Die Staatssekretärin bei der Bundeskanzlerin, Hildegard Müller (CDU), antwortete direkt auf Graumanns Forderungen. Es sei die Pflicht des Iran, nachzuweisen, dass sein Atomprogramm nur für friedliche Zwecke genutzt wird, sagte sie. Der Bundesregierung komme es in erster Linie darauf an, die Mithilfe Russlands und Chinas zu garantieren. Dazu seien »mehr Diskussionsrunden erforderlich, als wir uns wünschen«. Nichts komme dem Iran gelegener, als die Staatengemeinschaft zu spalten.

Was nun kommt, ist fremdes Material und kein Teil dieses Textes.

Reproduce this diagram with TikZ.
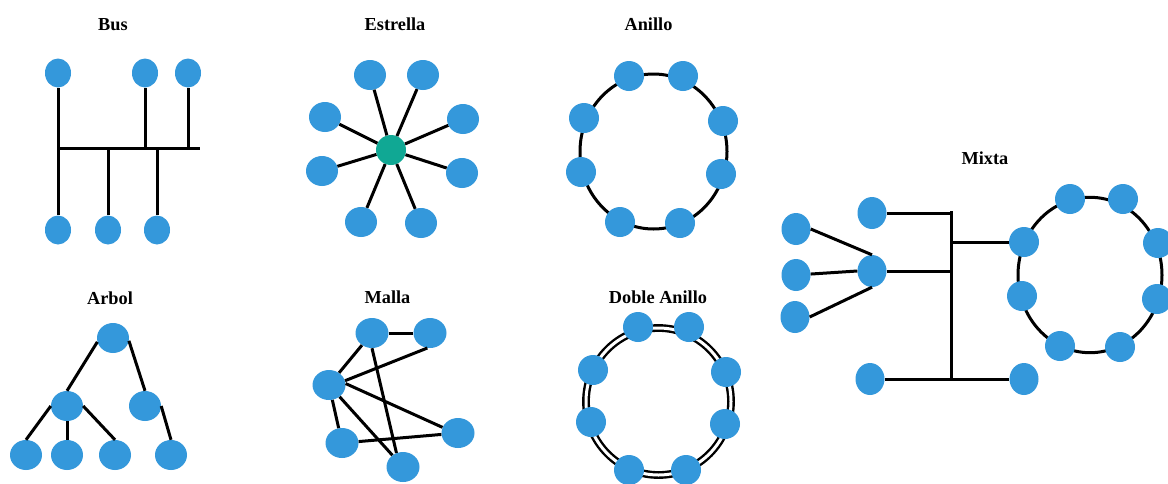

Fast alle Redner – darunter Stephan J. Kramer, Generalsekretär des Zentralrats, Johannes Gerster, Vorsitzender der Deutsch-Israelischen Gesellschaft, und Gerhard Wahlers, Leiter der Abteilung Internationale Zusammenarbeit der KAS – wiesen auf den enormen Erfolg des Besuchs von Bundeskanzlerin Angela Merkel in Israel hin; die gemeinsamen Kabinettsitzungen hätten die Beziehungen auf eine ganz neue Ebene gehoben. Dennoch zeigten sie sich besorgt über die Zukunft der deutsch-israelischen Beziehungen. Diese könnten nicht nur auf einem aus der Geschichte resultierenden Gefühl der Verpflichtung basieren, sondern müssten ein zusätzliches Fundament finden. Hildegard Müller mahnte: »Der Sprung in die nächste Generation muss gelingen.« Aus diesem Grunde solle noch in diesem Jahr das Deutsch-Israelische Zukunftsforum ins Leben gerufen werden.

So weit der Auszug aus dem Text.